The other defendants who have gone to trial have had their charges dismissed because of the prosecutorial misconduct described below, have been acquitted or have won a mistrial when the jury could not reach a verdict.
There are almost too many problems to count with these prosecutions. Here are three of the biggest problems:
First, the prosecutors egregiously misread the jury pool in the District. Our residents see protests every week, but the government seemed to think they could convince the jurors to ignore the line between heated protest and criminal rioting. The First Amendment was irrelevant to the Department of Justice.
Second, the hard work and persistence of defense counsel uncovered clear evidence of prosecutorial misconduct. The judge overseeing the cases found that the government had intentionally failed to disclose many videos it had obtained from the right-wing organization Project Veritas, as required by law. “I do think it’s a serious violation,” said the chief judge of the court. My friend Justin Dillon (a former prosecutor himself) wrote a great piece about the Brady violations here.
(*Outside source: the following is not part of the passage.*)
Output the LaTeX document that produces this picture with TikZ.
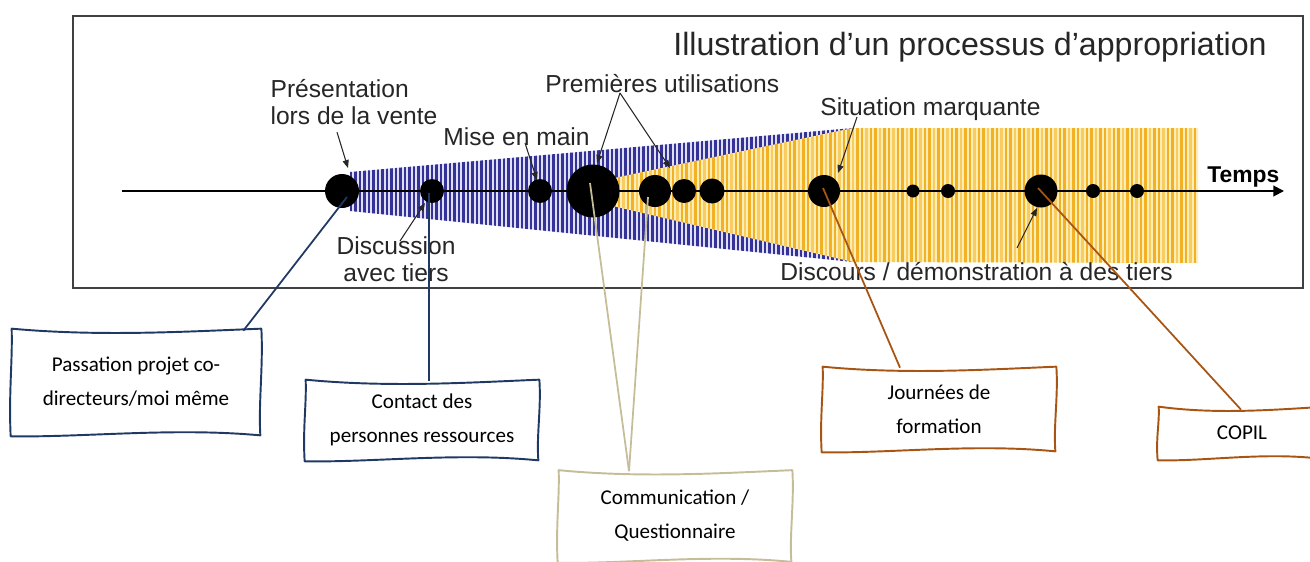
\documentclass[tikz,border=0pt]{standalone}
\usepackage{fontspec}
\setmainfont{Liberation Sans}
\newfontfamily\calibri{Carlito}
\usetikzlibrary{calc,arrows.meta}
\definecolor{navyline}{RGB}{31,56,100}
\definecolor{tanline}{RGB}{196,189,151}
\definecolor{brownline}{RGB}{168,84,18}
\definecolor{stripeblue}{RGB}{52,50,150}
\definecolor{paleblue}{RGB}{222,222,244}
\definecolor{stripegold}{RGB}{242,176,36}
\definecolor{lightgold}{RGB}{248,204,96}
\definecolor{palegold}{RGB}{254,238,180}
\tikzset{
    dot/.style={circle, fill=black, inner sep=0pt, minimum size=#1*0.02cm},
    lbl/.style={text=black!85, font=\fontsize{14}{15.5}\selectfont, inner sep=0pt},
    lblarrow/.style={-{Triangle[length=4.5pt,width=3.5pt]}, black!85, line width=0.6pt},
    boxtext/.style={font=\calibri\fontsize{12}{19.3}\selectfont, align=center, inner sep=0pt},
    boxsize/.style 2 args={minimum width=#1*0.02cm, minimum height=#2*0.02cm},
    link/.style={line width=1pt},
}
\newcommand\wavyframe[2]{%
  \draw[#2, line width=1.1pt, line join=round]
    ($(#1.north west)+(0,-1)$)
    .. controls ($(#1.north west)!0.35!(#1.north east)+(0,7)$) and ($(#1.north west)!0.7!(#1.north east)+(0,2)$) .. ($(#1.north east)+(1,-1)$)
    .. controls ($(#1.north east)!0.35!(#1.south east)+(3,0)$) and ($(#1.north east)!0.7!(#1.south east)+(-2,0)$) .. ($(#1.south east)+(0,1)$)
    .. controls ($(#1.south east)!0.35!(#1.south west)+(0,-7)$) and ($(#1.south east)!0.7!(#1.south west)+(0,3)$) .. ($(#1.south west)+(-1,2)$)
    .. controls ($(#1.south west)!0.4!(#1.north west)+(-3,0)$) and ($(#1.south west)!0.7!(#1.north west)+(1,0)$) .. ($(#1.north west)+(0,-1)$) -- cycle;}

\begin{document}
\begin{tikzpicture}[x=0.02cm, y=-0.02cm]
\useasboundingbox (0,0) rectangle (1310,561);
\begin{scope}
\clip (350,172) -- (853,128) -- (853,262) -- (350,211) -- cycle;
\fill[paleblue] (340,120) rectangle (860,270);
\foreach \x in {351,355.5,...,853} \draw[stripeblue, line width=1.25pt] (\x,120) -- (\x,270);
\end{scope}
\begin{scope}
\clip (600,181) -- (853,128) -- (1198,128) -- (1198,263) -- (853,262) -- (600,203) -- cycle;
\fill[palegold] (595,120) rectangle (1200,270);
\foreach \x [count=\i] in {601,605.5,...,1198} {
  \pgfmathsetmacro\gold{ifthenelse(mod(\i,3)==0,"lightgold","stripegold")}
  \draw[\gold, line width=1.5pt] (\x,120) -- (\x,270);
}
\end{scope}
\draw[black!75, line width=1.3pt] (73,16) rectangle (1303,288);
\node[text=black!85, font=\fontsize{18.3}{20}\selectfont, inner sep=0pt, anchor=base west] (title) at (673,55) {Illustration d’un processus d’appropriation};
\coordinate (t0) at (122,191);
\coordinate (t1) at (1284,191);
\draw[line width=1.1pt, -{Triangle[length=6pt,width=6pt]}] (t0) -- (t1);
\node[font=\bfseries\fontsize{13}{15}\selectfont, inner sep=0pt, anchor=base west] (temps) at (1207,182) {Temps};
\foreach \n/\x/\d in {p1/342/34, p2/432/24, p3/540/24, p4/593/53, p5/655/32, p6/684/24, p7/712/25, p8/824/32, p9/913/13, p10/948/14, p11/1041/33, p12/1093/14, p13/1137/14}
  \node[dot=\d] (\n) at (\x,191) {};
\node[lbl, align=left] (lab1) at (354,102) {Présentation\\lors de la vente};
\node[lbl, align=center] (lab2) at (396,259) {Discussion\\avec tiers};
\node[lbl, anchor=base west] (lab3) at (443,145) {Mise en main};
\node[lbl, anchor=base west] (lab4) at (545,92) {Premières utilisations};
\node[lbl, anchor=base west] (lab8) at (820,115) {Situation marquante};
\node[lbl, anchor=base west] (lab9) at (780,280) {Discours / démonstration à des tiers};
\draw[lblarrow] ($(lab1.south)+(-17,7)$) -- ($(p1.center)+(6,-23)$);
\draw[lblarrow] ($(lab2.north)+(4,5)$) -- ($(p2.center)+(-7,12)$);
\draw[lblarrow] ($(lab3.base west)+(82,-2)$) -- ($(p3.center)+(-3,-11)$);
\draw[lblarrow] ($(lab4.base west)+(75,1)$) -- ($(p4.center)+(4,-28)$);
\draw[lblarrow] ($(lab4.base west)+(75,1)$) -- ($(p5.center)+(15,-23)$);
\draw[lblarrow] ($(lab8.base west)+(37,2)$) -- ($(p8.center)+(14,-18)$);
\draw[lblarrow] ($(lab9.base west)+(237,-32)$) -- ($(p11.center)+(-4,17)$);
\node[boxtext, boxsize={248}{104}] (pass) at (136,382) {Passation projet co-\\directeurs/moi même};
\node[boxtext, boxsize={232}{78}] (contact) at (422,420) {Contact des\\personnes ressources};
\node[boxtext, boxsize={232}{89}] (comm) at (675,516) {Communication /\\Questionnaire};
\node[boxtext, boxsize={232}{82}] (journ) at (939,409) {Journées de\\formation};
\node[boxtext, boxsize={166}{50}] (copil) at (1242,433) {COPIL};
\wavyframe{pass}{navyline}
\wavyframe{contact}{navyline}
\wavyframe{comm}{tanline}
\wavyframe{journ}{brownline}
\wavyframe{copil}{brownline}
\draw[link, navyline] ($(pass.north east)+(-17,1)$) -- ($(p1.center)+(5,6)$);
\draw[link, navyline] ($(contact.north)+(7,0)$) -- ($(p2.center)+(-3,2)$);
\draw[link, tanline] ($(comm.north)+(-46,0)$) -- ($(p4.center)+(-3,-8)$);
\draw[link, tanline] ($(comm.north)+(-46,0)$) -- ($(p5.center)+(-7,6)$);
\draw[link, brownline] ($(journ.north)+(-39,0)$) -- ($(p8.center)+(-1,-3)$);
\draw[link, brownline] ($(copil.north)+(-1,2)$) -- ($(p11.center)+(-3,-3)$);
\end{tikzpicture}
\end{document}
Third, there was not just misconduct but overreach. Much ink has been spilled about the unchecked power of prosecutorial discretion. This case presents a classic example. The total property damage here was fairly minimal but the government charged each defendant—no matter her role—with multiple felonies. The government could have charged them with misdemeanors rather than felonies that exposed everyone to serious jail time. That overreach backed the defendant into a corner. Trial was less risky than the collateral consequences of a felony record. The only option was to fight.
It’s impossible to analyze the internal dynamics are within the U.S. Attorney’s Office that allowed these cases to go this far. The United States Attorney Jessie Liu should press pause on these cases and consider whether continuing to bring these cases to trial is a wise decision. It has been a humiliating run for her office. The short-term embarrassment of dismissing the remaining cases—and admitting defeat—is far better than wasting precious resources on a losing fight.
In Berger v. United States, the Supreme Court wrote that the government’s interest “in a criminal prosecution is not that it shall win a case, but that justice shall be done.” So far, the government has sought only to win. It’s time to do justice.